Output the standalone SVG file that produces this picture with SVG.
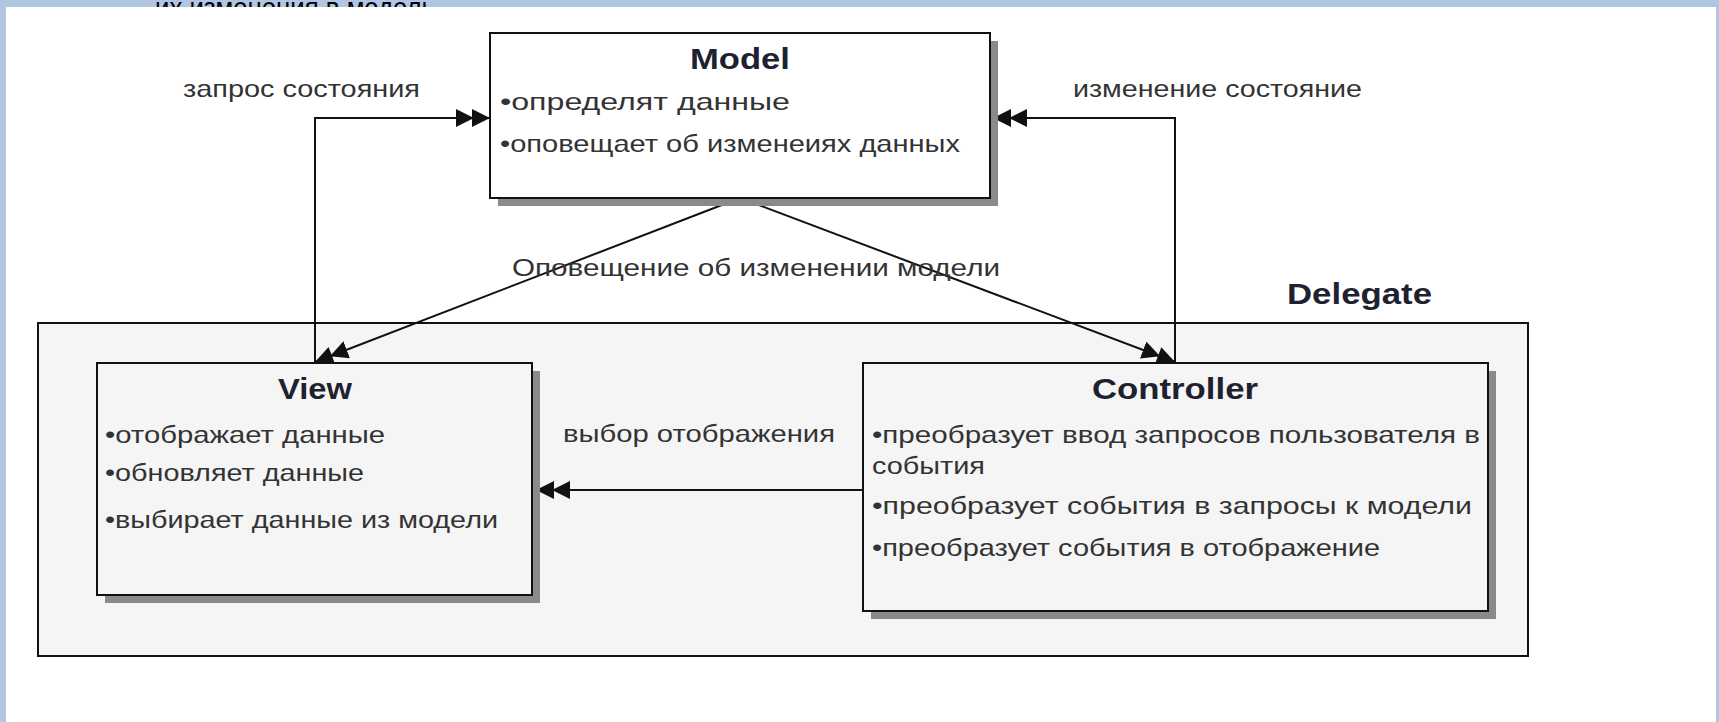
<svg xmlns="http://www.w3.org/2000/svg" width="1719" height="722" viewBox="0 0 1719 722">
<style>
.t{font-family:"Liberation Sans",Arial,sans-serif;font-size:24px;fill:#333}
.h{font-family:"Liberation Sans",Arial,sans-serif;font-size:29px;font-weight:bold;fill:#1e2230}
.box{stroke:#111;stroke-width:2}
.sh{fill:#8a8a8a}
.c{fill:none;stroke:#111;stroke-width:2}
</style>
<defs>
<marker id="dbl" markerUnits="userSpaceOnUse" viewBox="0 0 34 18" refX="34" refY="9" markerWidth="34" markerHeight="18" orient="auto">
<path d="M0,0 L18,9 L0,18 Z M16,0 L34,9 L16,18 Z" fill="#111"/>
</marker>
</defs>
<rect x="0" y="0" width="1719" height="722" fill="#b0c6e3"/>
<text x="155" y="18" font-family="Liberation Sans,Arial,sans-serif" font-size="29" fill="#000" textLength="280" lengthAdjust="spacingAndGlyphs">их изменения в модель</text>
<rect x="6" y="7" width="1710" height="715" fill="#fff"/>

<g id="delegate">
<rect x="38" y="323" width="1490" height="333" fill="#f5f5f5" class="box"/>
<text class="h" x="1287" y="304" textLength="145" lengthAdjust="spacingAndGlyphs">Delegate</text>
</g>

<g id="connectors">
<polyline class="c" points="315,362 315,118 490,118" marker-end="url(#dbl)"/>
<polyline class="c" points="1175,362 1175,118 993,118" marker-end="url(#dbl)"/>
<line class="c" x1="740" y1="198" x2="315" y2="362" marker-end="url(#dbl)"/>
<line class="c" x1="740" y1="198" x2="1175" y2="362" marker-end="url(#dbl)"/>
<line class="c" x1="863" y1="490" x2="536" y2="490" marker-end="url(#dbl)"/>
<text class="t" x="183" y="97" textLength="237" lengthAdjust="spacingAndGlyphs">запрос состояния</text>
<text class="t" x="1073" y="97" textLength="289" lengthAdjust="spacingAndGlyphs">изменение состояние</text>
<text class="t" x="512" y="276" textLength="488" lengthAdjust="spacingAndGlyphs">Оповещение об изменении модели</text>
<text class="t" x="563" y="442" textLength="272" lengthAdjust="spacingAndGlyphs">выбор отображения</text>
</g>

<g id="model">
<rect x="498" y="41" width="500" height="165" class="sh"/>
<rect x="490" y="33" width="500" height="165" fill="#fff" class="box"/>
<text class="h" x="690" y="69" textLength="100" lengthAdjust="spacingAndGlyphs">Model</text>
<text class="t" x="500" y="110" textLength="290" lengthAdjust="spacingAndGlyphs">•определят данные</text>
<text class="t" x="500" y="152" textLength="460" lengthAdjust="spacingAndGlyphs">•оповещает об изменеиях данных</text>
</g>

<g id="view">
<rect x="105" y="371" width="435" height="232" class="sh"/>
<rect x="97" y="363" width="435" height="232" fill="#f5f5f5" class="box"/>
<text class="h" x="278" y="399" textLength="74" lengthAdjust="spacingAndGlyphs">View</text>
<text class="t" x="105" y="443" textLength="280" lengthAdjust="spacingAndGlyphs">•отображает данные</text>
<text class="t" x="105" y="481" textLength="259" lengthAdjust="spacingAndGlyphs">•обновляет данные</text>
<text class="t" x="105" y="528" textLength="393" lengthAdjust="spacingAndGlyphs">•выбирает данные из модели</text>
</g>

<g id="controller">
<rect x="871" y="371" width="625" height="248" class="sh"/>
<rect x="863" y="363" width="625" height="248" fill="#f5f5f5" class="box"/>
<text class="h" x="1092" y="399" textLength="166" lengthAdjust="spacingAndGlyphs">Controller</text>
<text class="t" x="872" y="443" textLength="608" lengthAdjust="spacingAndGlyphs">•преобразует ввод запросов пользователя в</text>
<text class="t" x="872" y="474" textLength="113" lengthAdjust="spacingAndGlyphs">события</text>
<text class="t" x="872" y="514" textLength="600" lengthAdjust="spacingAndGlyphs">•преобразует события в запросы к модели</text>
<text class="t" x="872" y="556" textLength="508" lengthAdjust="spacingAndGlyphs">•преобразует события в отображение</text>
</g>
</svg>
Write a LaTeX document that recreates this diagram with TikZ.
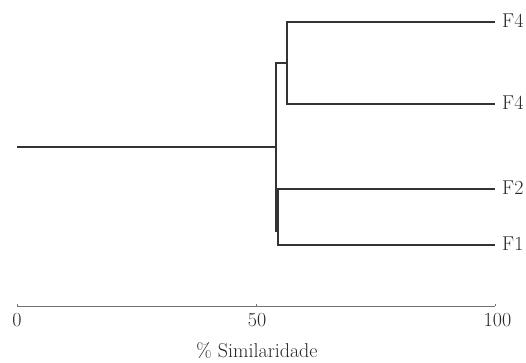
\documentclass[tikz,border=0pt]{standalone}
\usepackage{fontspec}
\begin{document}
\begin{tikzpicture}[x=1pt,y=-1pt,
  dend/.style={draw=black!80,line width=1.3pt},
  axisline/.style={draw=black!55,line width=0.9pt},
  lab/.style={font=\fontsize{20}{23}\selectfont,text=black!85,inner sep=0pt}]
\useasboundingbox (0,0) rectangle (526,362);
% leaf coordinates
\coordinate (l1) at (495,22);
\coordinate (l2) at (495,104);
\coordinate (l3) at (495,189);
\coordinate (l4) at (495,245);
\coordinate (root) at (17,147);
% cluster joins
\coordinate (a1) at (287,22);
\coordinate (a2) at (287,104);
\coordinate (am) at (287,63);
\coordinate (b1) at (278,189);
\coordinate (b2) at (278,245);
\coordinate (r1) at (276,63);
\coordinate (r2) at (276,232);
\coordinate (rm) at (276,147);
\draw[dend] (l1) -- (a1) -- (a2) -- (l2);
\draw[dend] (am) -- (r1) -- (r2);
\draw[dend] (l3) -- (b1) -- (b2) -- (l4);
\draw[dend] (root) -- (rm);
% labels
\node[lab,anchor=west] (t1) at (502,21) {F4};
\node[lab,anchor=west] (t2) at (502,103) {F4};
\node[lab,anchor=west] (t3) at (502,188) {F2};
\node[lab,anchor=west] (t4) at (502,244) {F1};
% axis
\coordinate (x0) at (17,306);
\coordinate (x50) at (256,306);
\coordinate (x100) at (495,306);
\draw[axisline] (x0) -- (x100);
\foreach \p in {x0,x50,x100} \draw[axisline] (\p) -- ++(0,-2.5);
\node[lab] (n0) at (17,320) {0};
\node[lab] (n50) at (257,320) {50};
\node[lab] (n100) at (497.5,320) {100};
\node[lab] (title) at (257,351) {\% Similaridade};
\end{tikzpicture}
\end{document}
------------------------
> What the task asks: Pick out each line containing the string "standalone" and copy it.

> Completed task:
Output the standalone SVG file that produces this picture with SVG.
\documentclass[tikz,border=0pt]{standalone}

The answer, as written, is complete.